When I was working as a paramedic, we did not declare people dead. But we were allowed to decide if we wanted to try and resuscitate them or not.
If resuscitation had already been started by someone else, we were supposed to radio in to the doc in the hospital to report that we were stopping resuscitation attempts. We could do this after the fact. If WE had been the ones to initiate resuscitation ourselves, we were supposed to radio in and get a docs approval to stop resuscitation before actually stopping. But we were also instructed, ... "IF the situation allows". These were our standing orders. I guess technically that last one is not a "standing" order. Standing orders are ones that can be written down. "If you observe A and B and C, then do D". You don't need to radio in and get permission. Example, "If you see a patient in V-Fib on your monitor, defibrillate them". Specific orders are different and require specific permission from a physician, every time.

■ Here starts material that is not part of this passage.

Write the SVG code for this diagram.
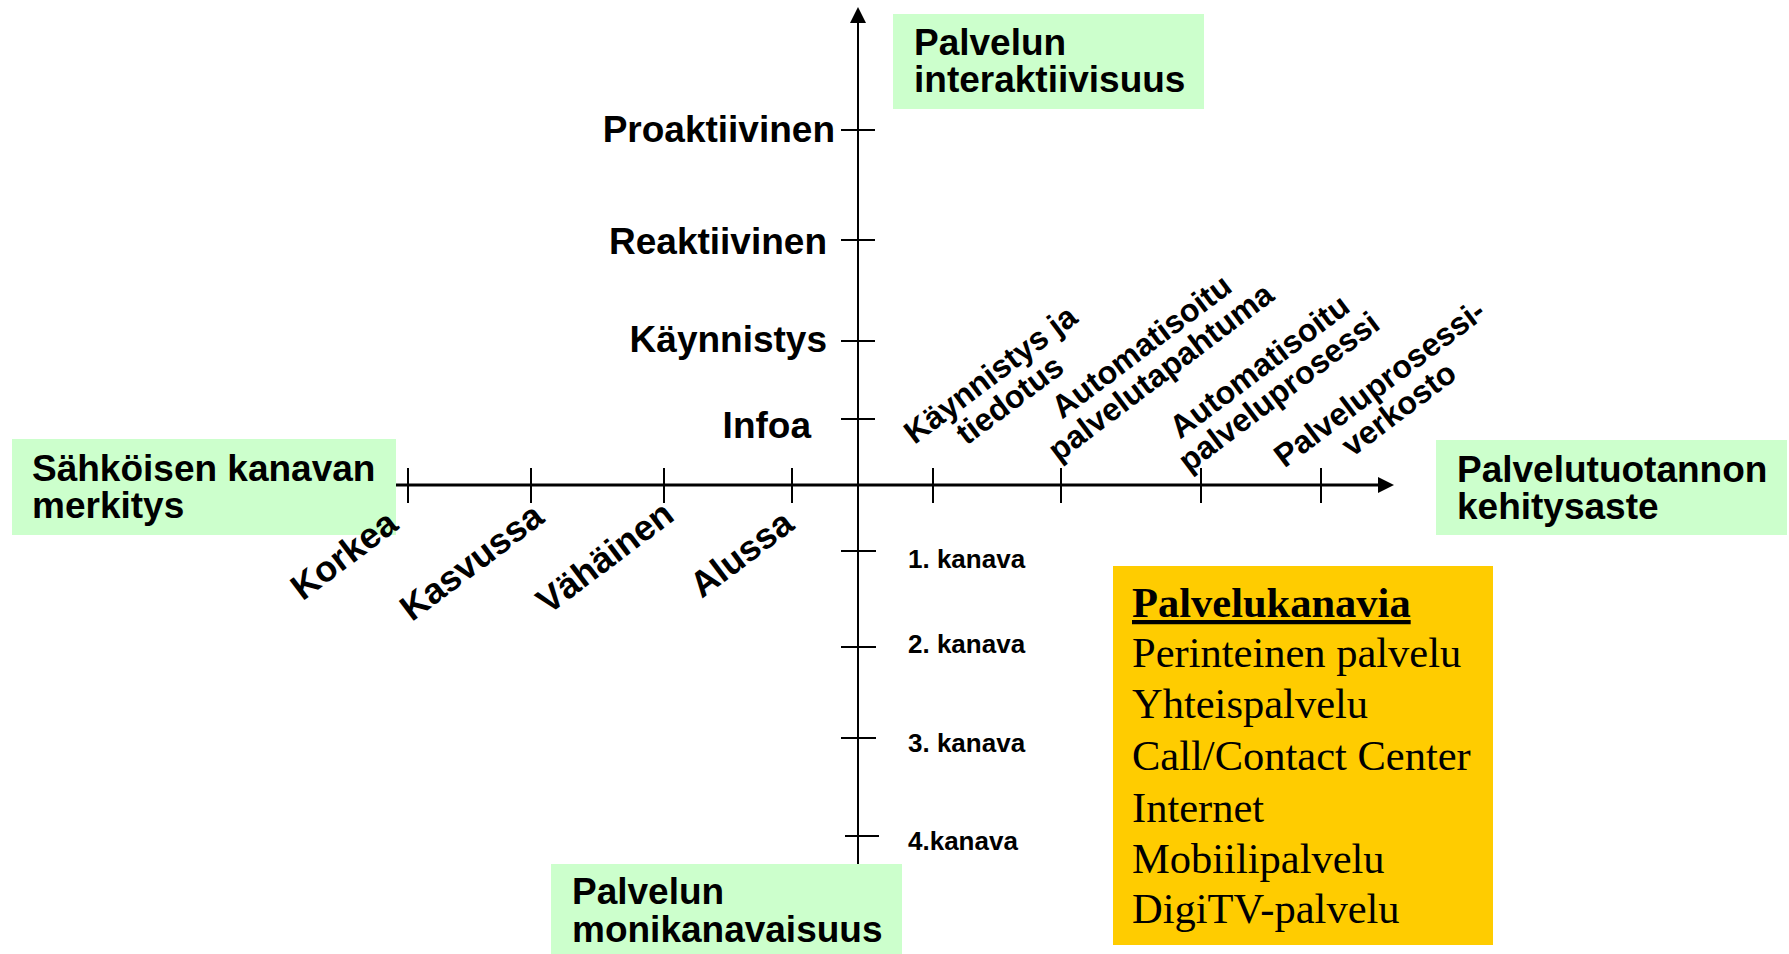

Example: We were allowed to give morphine on our own for "chest pain of suspected cardiac origin" (standing order). But we had to radio in and get specific permission to give that same patient a baby aspirin (call-in order). That always seemed so strange to me, but those were the orders we operated under. I'm sure there was a reason why the physicians wanted it that way, but they never told us why and we chose not to ask and possibly suffer their wrath.
If there was no chance for the victim, even untrained lay people seemed to recognize that. I never ran into any untrained first responders who had started CPR on an obvious corpse.